The Aon Hewitt Managed Fund Index, an index representing the performance of traditional Irish pension managed funds, increased by 4.8% in January. This has contributed to the index delivering a positive return of 22.9% in the past 12 months. Meanwhile the mean managed fund gain for the month was 4.7% according to Rubicon Investment Consultants.
Irish pension managed funds delivered strong returns during January, as most global equity markets made gains over the month with the notable exception of the US. European markets rose on the announcement of quantitative easing by the ECB, and by the sharp fall in the Euro following the breaking by the Swiss National Bank of their Euro currency peg. The US market struggled however, as the dollar rose, oil prices fell and corporate earnings disappointed.
Aon Hewitt said that oil prices continued to slide and were down 8.9% in US Dollar terms for the month of January as OPEC continue to maintain production levels despite falling prices.
Core Eurozone government bond yields decreased again in January.

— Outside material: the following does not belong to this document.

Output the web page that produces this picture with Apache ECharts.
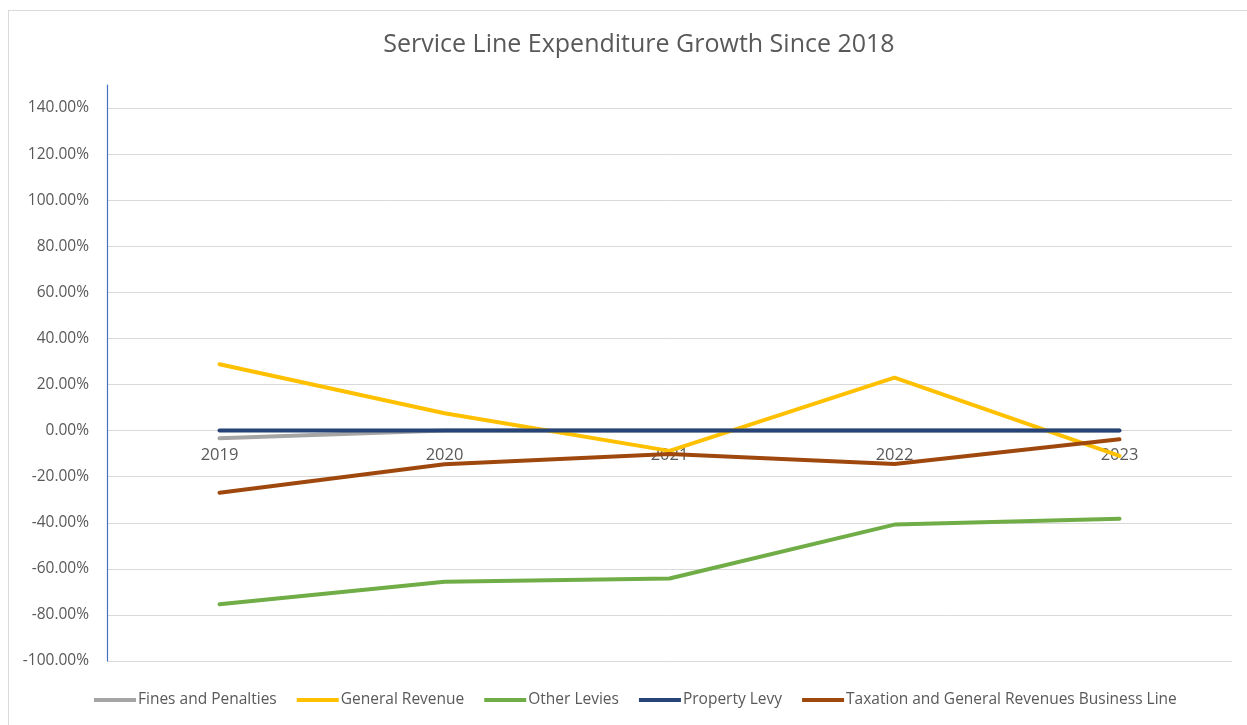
<!DOCTYPE html>
<html>
<head>
<meta charset="utf-8">
<script src="https://cdn.jsdelivr.net/npm/echarts@6/dist/echarts.min.js"></script>
<style>
html,body{margin:0;padding:0;background:#fff;}
#frame{position:absolute;left:8px;top:10px;width:1245px;height:720px;border:1px solid #d9d9d9;box-sizing:border-box;}
#chart{position:absolute;left:0;top:0;width:1247px;height:725px;}
</style>
</head>
<body>
<div id="frame"></div>
<div id="chart"></div>
<script>
const categories = ['2019', '2020', '2021', '2022', '2023'];
const finesAndPenalties = [-3.3, 0, 0, 0, 0];
const generalRevenue = [28.8, 7.5, -8.8, 23.0, -11.0];
const otherLevies = [-75.4, -65.6, -64.2, -40.8, -38.3];
const propertyLevy = [0, 0, 0, 0, 0];
const taxationBusinessLine = [-27.0, -14.6, -10.2, -14.5, -3.8];
const seriesNames = ['Fines and Penalties', 'General Revenue', 'Other Levies', 'Property Levy', 'Taxation and General Revenues Business Line'];
const seriesColors = ['#a5a5a5', '#ffc000', '#70ad47', '#264478', '#9e480e'];
const seriesData = [finesAndPenalties, generalRevenue, otherLevies, propertyLevy, taxationBusinessLine];
const yMin = -100, yMax = 150, yStep = 20;

const W = 1247, H = 725;
const gridTop = 85, gridBottom = 64, gridLeft = 107, gridRight = 15;
const plotH = H - gridTop - gridBottom;
// offset x-axis labels so they sit just under the zero line (as in Excel)
const zeroFromBottom = plotH * (0 - yMin) / (yMax - yMin);

const chart = echarts.init(document.getElementById('chart'), null, {renderer: 'canvas'});
const font = '"Open Sans", "Noto Sans", sans-serif';
chart.setOption({
  animation: false,
  backgroundColor: 'transparent',
  title: {
    text: 'Service Line Expenditure Growth Since 2018',
    left: 634,
    textAlign: 'center',
    top: 27,
    textStyle: {color: '#595959', fontSize: 25, fontWeight: 'normal', fontFamily: font}
  },
  legend: {
    bottom: 12,
    left: 89,
    icon: 'rect',
    itemWidth: 42,
    itemHeight: 4,
    itemGap: 20,
    textStyle: {color: '#595959', fontSize: 15.5, fontFamily: font, padding: [0, 0, 0, -3]},
    data: seriesNames
  },
  grid: {left: gridLeft, right: gridRight, top: gridTop, bottom: gridBottom, containLabel: false},
  xAxis: {
    type: 'category',
    data: categories,
    boundaryGap: true,
    offset: -zeroFromBottom,
    axisLine: {show: false, onZero: false},
    axisTick: {show: false},
    axisLabel: {color: '#595959', fontSize: 16.5, fontFamily: font, margin: 16},
    splitLine: {show: false}
  },
  yAxis: {
    type: 'value',
    min: yMin,
    max: yMax,
    interval: yStep,
    axisLine: {show: true, lineStyle: {color: '#4472c4', width: 1.2}},
    axisTick: {show: false},
    axisLabel: {
      color: '#595959', fontSize: 15.5, fontFamily: font, margin: 18,
      showMaxLabel: false,
      formatter: v => v.toFixed(2) + '%'
    },
    splitLine: {show: true, showMaxLine: false, lineStyle: {color: '#d9d9d9', width: 1}}
  },
  series: seriesNames.map((name, i) => ({
    name: name,
    type: 'line',
    data: seriesData[i],
    symbol: 'none',
    smooth: false,
    lineStyle: {color: seriesColors[i], width: 4, cap: 'round'},
    itemStyle: {color: seriesColors[i]},
    z: 2 + i
  }))
});
</script>
</body>
</html>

The German 10 year Bund yield decreased by 23 bps to 0.31%, while the French 10 year bond yield decreased by 30 bps to 0.54%. Peripheral Eurozone bond yields also decreased over the month of January with the Irish 10 year bond yield falling 11 bps to 1.13%.
LCP Ireland commented: "Long-dated AAA Eurozone Government bond yields fell again following the ECB announcement of its quantitative easing programme.